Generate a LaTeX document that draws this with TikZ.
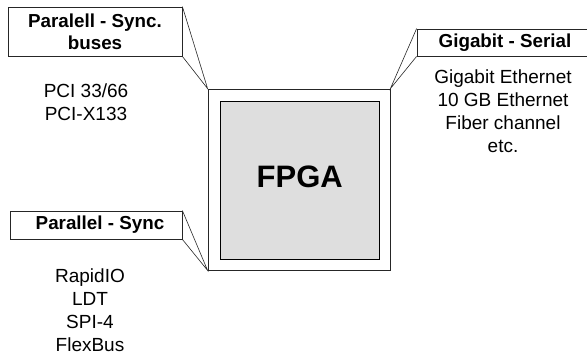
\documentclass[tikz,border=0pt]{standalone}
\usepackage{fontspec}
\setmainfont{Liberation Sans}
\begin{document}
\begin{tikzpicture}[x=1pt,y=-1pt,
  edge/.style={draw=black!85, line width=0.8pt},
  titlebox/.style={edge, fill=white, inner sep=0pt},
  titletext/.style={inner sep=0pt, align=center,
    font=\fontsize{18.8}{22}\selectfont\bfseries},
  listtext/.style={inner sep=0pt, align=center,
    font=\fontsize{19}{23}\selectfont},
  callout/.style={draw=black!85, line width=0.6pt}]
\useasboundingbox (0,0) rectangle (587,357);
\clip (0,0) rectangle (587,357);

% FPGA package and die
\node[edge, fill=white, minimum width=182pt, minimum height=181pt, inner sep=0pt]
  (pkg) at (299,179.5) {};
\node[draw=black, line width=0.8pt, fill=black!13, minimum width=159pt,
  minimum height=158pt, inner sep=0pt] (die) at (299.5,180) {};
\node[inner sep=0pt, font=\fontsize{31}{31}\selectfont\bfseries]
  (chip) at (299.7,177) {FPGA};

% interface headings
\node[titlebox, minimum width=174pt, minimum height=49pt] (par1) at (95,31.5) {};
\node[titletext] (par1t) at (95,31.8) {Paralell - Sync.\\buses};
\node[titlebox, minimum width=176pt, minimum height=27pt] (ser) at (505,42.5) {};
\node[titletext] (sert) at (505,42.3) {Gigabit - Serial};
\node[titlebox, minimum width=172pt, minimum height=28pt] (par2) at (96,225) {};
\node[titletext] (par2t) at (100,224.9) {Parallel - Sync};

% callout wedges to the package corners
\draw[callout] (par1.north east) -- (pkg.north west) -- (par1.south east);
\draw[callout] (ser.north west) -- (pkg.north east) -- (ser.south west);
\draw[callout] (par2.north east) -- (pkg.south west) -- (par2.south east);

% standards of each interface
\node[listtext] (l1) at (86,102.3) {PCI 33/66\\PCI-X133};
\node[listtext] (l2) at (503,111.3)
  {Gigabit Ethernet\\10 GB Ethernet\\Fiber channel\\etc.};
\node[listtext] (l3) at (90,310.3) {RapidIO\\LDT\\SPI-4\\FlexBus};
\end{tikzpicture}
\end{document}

...

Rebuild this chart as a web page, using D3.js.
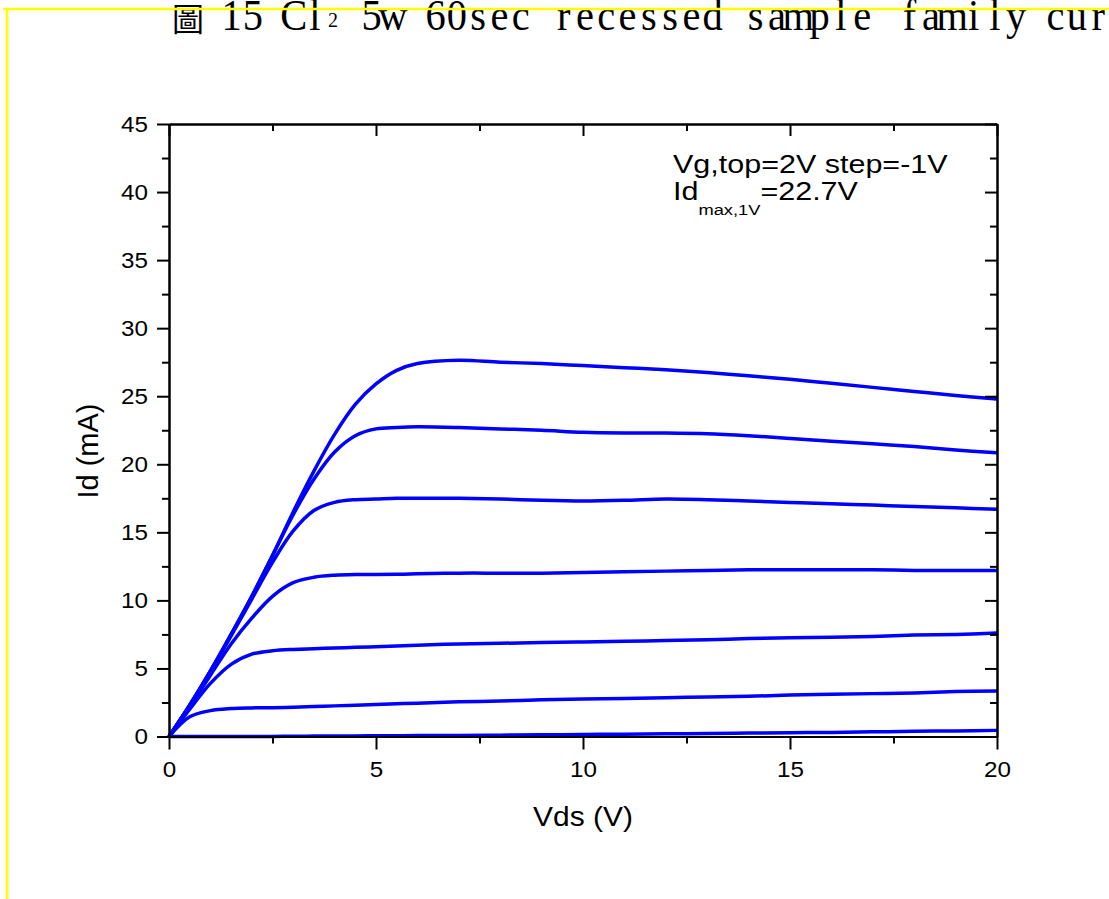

§ **TASK TO CARRY OUT**: From the line with "Generate a LaTeX" to the line with "-- (par2.south east);", set down those lines word for word and only those, counting both ends. Pictures stay out of the copy.

§ **FINISHED TASK**:
Generate a LaTeX document that draws this with TikZ.
\documentclass[tikz,border=0pt]{standalone}
\usepackage{fontspec}
\setmainfont{Liberation Sans}
\begin{document}
\begin{tikzpicture}[x=1pt,y=-1pt,
  edge/.style={draw=black!85, line width=0.8pt},
  titlebox/.style={edge, fill=white, inner sep=0pt},
  titletext/.style={inner sep=0pt, align=center,
    font=\fontsize{18.8}{22}\selectfont\bfseries},
  listtext/.style={inner sep=0pt, align=center,
    font=\fontsize{19}{23}\selectfont},
  callout/.style={draw=black!85, line width=0.6pt}]
\useasboundingbox (0,0) rectangle (587,357);
\clip (0,0) rectangle (587,357);

% FPGA package and die
\node[edge, fill=white, minimum width=182pt, minimum height=181pt, inner sep=0pt]
  (pkg) at (299,179.5) {};
\node[draw=black, line width=0.8pt, fill=black!13, minimum width=159pt,
  minimum height=158pt, inner sep=0pt] (die) at (299.5,180) {};
\node[inner sep=0pt, font=\fontsize{31}{31}\selectfont\bfseries]
  (chip) at (299.7,177) {FPGA};

% interface headings
\node[titlebox, minimum width=174pt, minimum height=49pt] (par1) at (95,31.5) {};
\node[titletext] (par1t) at (95,31.8) {Paralell - Sync.\\buses};
\node[titlebox, minimum width=176pt, minimum height=27pt] (ser) at (505,42.5) {};
\node[titletext] (sert) at (505,42.3) {Gigabit - Serial};
\node[titlebox, minimum width=172pt, minimum height=28pt] (par2) at (96,225) {};
\node[titletext] (par2t) at (100,224.9) {Parallel - Sync};

% callout wedges to the package corners
\draw[callout] (par1.north east) -- (pkg.north west) -- (par1.south east);
\draw[callout] (ser.north west) -- (pkg.north east) -- (ser.south west);
\draw[callout] (par2.north east) -- (pkg.south west) -- (par2.south east);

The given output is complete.